Er habe aber auch seine Gründe gehabt, sich einer neuen Koalition zu verweigern, machte Hohn deutlich: Auch wenn die FDP eine Oppositionsfraktion sei, müsse er doch sagen, dass der Landkreis einen hauptamtlichen Beigeordneten brauche angesichts der Herausforderungen der Zukunft. Daher sei die Abschaffung dieser Stelle nach 34 Jahren vollkommen unverständlich.

Was das FDP-Kreistagsurgestein richtig empörte: Nach einer Kreistagswahl können für ihn immer neue Koalitionen gebildet werden, aber nicht ein Jahr vor den Wahlen: „Da kann man schon von Wahlbetrug sprechen.“ Das Vorgehen sei nicht fair und anständig gegenüber den Kreisbürgern. Und er werde aus diesem Grund auch dafür kämpfen, dass diese neue Dreierkoalition bei den nächsten Kreistagswahlen keine Mehrheit mehr haben wird.

In diese Kerbe hieb auch SPD-Politikerin Anna Silvia Henne, die mit am längsten im Kreistag sitzt. In den Vorgängen rund um den Koalitionswechsel sieht sie „moralische Grenzen“ überschritten. Zu Wort meldete sich auch AfD-Fraktionssprecher Lutz Wendel: Der Kreis brauche einen hauptamtlichen Kreisbeigeordneten. Und weil es nicht die feine Art sei, was aktuell passiere, stimme auch seine Fraktion dagegen.

Zu erwarten war nun eine ebenso heftige Replik der Koalitionsfraktionen – was aber ausgeblieben ist. Mit einer Ausnahme: Fred Konrad ärgerte sich über den SPD-Vorwurf, es gehe nur um die Posten der Kreisbeigeordneten. Für ihn seien Inhalte entscheidend.
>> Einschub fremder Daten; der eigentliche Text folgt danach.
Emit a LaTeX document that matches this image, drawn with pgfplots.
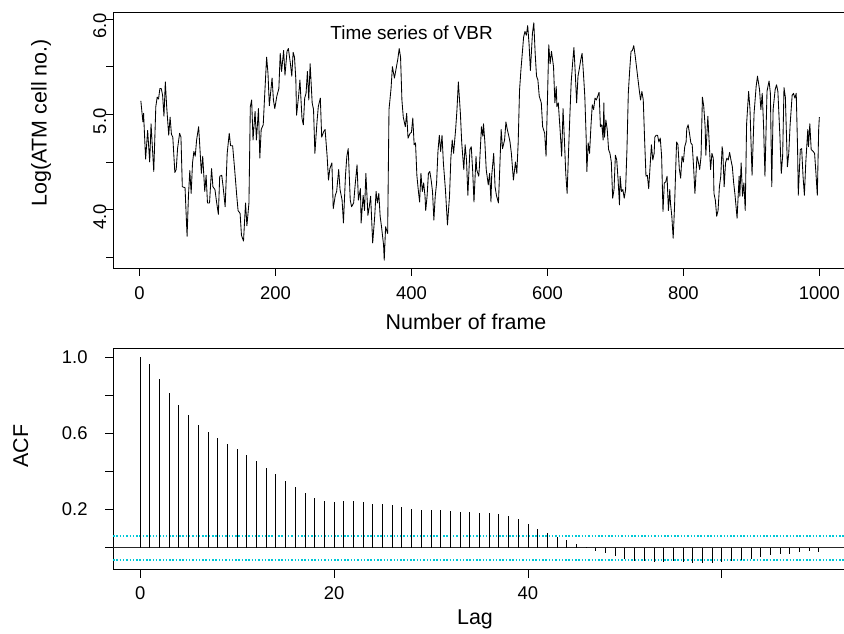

Während der Sitzung äußerte sich der Peter Spitzer nicht, aber nach ihrem Ende: Er machte deutlich, dass er „menschlich zutiefst enttäuscht“ ist und sich nichts habe zuschulden kommen lassen, was sein Aus gerechtfertigt habe. Noch wisse er nicht, wie es beruflich weitergehe, weil er von den Entwicklungen der vergangenen Tage überrascht worden ist und keinen Plan B habe.